━━ Source material
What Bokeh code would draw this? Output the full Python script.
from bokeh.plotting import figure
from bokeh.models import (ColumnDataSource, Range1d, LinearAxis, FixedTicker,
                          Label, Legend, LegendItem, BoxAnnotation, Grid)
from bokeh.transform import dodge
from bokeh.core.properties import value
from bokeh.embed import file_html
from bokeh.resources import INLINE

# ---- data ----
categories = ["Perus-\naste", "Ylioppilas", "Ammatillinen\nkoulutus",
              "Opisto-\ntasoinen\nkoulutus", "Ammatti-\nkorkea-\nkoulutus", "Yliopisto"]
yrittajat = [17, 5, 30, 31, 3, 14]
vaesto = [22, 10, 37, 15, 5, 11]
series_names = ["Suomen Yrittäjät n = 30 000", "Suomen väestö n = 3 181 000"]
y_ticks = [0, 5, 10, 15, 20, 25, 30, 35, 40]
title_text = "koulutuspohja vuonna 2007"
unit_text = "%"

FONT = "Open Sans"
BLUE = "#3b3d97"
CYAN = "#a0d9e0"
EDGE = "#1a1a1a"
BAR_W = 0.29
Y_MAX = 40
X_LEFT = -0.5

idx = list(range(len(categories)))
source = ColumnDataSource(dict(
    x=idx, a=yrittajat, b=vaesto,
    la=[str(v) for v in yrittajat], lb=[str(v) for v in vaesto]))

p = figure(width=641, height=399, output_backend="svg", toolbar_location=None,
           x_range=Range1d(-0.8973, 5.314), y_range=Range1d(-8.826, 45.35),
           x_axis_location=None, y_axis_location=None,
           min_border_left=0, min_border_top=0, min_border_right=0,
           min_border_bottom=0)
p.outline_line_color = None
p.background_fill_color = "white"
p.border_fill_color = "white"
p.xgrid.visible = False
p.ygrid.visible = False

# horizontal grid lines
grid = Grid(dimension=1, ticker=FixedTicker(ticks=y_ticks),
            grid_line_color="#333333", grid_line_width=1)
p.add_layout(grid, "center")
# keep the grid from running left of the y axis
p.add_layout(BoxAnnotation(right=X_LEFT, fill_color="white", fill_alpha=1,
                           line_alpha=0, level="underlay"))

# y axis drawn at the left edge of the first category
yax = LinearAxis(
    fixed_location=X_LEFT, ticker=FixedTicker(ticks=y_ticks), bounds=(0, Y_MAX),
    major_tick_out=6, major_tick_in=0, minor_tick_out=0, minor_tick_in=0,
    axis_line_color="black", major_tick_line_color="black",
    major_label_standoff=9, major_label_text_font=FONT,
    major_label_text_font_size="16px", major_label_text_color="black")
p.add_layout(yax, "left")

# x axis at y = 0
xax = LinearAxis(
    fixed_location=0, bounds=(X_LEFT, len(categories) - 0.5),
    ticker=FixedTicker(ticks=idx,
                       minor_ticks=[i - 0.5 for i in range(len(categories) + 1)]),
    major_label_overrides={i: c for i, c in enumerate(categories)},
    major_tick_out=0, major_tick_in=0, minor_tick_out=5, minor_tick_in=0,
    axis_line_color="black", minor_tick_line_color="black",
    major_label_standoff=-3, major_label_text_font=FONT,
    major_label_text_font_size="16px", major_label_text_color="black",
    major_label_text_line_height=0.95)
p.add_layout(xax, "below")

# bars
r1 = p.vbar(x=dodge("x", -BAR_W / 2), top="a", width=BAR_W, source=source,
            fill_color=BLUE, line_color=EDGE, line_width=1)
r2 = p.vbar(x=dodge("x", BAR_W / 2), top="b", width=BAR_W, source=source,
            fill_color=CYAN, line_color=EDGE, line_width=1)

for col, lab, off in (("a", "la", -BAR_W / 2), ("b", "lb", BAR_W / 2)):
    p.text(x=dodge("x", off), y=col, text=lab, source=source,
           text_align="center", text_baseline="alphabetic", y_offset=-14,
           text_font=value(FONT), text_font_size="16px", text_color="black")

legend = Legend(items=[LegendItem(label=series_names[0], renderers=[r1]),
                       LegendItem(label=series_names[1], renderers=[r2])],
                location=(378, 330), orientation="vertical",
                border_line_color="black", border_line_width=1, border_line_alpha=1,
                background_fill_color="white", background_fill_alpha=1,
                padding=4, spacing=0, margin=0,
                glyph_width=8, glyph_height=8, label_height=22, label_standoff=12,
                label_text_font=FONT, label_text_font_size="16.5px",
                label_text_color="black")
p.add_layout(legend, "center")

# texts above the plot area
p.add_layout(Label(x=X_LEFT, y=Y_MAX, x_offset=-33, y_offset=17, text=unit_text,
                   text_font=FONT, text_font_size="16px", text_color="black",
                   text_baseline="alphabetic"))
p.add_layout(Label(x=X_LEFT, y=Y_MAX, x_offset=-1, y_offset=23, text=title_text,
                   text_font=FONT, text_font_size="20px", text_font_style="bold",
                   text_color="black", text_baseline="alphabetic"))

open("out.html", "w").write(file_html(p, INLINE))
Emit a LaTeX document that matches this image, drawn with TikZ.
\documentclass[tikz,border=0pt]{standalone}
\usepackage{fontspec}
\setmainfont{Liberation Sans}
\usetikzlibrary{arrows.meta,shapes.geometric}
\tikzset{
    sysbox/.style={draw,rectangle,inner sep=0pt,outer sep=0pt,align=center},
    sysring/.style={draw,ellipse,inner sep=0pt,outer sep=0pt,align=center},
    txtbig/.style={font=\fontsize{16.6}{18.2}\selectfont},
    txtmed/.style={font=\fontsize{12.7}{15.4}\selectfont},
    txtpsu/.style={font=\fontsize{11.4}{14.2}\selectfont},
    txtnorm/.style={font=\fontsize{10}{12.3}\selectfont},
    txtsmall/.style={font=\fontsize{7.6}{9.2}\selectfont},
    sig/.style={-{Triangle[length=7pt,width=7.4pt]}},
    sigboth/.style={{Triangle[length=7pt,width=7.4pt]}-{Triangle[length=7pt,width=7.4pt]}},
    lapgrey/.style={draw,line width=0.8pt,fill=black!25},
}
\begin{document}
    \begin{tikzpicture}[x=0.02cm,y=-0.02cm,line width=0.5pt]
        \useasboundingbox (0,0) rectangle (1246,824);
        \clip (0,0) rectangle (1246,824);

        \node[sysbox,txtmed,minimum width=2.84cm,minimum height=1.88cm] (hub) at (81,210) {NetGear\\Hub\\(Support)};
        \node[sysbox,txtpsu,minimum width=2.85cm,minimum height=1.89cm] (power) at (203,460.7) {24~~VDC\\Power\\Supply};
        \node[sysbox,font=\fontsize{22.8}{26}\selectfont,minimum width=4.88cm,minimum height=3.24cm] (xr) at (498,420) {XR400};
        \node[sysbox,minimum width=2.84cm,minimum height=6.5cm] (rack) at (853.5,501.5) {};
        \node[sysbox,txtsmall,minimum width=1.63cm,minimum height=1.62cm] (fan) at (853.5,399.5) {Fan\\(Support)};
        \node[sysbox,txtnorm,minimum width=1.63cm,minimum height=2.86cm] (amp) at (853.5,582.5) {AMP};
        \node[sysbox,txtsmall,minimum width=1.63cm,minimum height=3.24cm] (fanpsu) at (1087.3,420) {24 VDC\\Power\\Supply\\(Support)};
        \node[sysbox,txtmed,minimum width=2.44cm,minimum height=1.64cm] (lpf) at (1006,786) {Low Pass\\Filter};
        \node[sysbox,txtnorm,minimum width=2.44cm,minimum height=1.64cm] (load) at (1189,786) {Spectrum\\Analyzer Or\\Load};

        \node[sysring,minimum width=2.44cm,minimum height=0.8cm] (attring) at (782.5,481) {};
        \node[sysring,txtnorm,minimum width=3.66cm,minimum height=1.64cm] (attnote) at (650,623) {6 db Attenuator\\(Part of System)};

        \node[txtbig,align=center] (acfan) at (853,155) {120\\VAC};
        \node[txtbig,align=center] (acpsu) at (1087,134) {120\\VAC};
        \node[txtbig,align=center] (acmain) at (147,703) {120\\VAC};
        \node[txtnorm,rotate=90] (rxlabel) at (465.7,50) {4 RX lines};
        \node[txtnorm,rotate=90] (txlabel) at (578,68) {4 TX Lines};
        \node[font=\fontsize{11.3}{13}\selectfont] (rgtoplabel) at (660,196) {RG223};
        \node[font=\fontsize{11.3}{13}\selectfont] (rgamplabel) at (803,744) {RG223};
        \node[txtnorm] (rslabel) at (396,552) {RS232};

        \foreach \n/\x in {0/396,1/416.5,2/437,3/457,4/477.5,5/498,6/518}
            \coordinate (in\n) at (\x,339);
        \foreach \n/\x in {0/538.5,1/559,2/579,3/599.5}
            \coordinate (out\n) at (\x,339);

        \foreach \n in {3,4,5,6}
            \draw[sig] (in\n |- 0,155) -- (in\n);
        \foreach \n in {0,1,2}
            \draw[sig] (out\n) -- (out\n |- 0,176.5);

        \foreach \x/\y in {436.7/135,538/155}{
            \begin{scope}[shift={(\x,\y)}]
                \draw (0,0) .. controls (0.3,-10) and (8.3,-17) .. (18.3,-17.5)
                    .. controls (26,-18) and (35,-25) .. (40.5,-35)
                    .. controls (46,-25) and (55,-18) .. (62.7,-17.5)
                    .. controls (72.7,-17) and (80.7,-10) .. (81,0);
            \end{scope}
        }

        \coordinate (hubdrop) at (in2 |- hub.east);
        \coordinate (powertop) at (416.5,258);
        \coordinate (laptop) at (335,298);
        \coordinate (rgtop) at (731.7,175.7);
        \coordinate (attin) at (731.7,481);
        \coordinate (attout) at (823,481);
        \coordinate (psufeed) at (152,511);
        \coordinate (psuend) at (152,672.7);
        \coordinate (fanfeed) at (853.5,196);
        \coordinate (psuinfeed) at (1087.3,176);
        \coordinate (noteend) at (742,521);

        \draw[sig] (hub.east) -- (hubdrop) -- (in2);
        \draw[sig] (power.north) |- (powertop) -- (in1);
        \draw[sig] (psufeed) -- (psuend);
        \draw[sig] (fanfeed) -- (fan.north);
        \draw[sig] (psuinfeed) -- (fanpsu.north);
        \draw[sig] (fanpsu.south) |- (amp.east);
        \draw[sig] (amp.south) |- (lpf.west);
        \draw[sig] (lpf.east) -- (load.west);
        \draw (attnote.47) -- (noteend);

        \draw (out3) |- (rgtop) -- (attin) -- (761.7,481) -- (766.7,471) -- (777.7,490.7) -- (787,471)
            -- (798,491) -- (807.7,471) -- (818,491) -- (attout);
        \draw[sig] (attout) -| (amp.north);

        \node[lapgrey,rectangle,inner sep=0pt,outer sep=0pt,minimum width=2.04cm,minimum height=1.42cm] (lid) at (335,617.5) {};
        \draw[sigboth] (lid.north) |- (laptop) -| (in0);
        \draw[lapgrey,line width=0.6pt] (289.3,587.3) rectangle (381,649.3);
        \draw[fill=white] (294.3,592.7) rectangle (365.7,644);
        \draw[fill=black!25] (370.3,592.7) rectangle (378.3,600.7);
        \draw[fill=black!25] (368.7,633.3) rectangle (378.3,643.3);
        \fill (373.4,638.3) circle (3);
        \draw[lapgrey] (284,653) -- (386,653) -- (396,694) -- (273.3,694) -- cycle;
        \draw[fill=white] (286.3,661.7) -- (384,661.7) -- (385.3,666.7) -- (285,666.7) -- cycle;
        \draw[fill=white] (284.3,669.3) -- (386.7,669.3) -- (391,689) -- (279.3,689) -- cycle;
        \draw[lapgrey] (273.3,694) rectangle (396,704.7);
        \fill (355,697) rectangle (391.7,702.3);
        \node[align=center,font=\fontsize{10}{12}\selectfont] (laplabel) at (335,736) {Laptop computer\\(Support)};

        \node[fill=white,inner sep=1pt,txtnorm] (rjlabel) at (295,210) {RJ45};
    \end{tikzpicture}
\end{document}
━━━━
- [Problem to work on]: Determine how many lines of the listing above include the word "this", and report that number only.

- [In response]: 2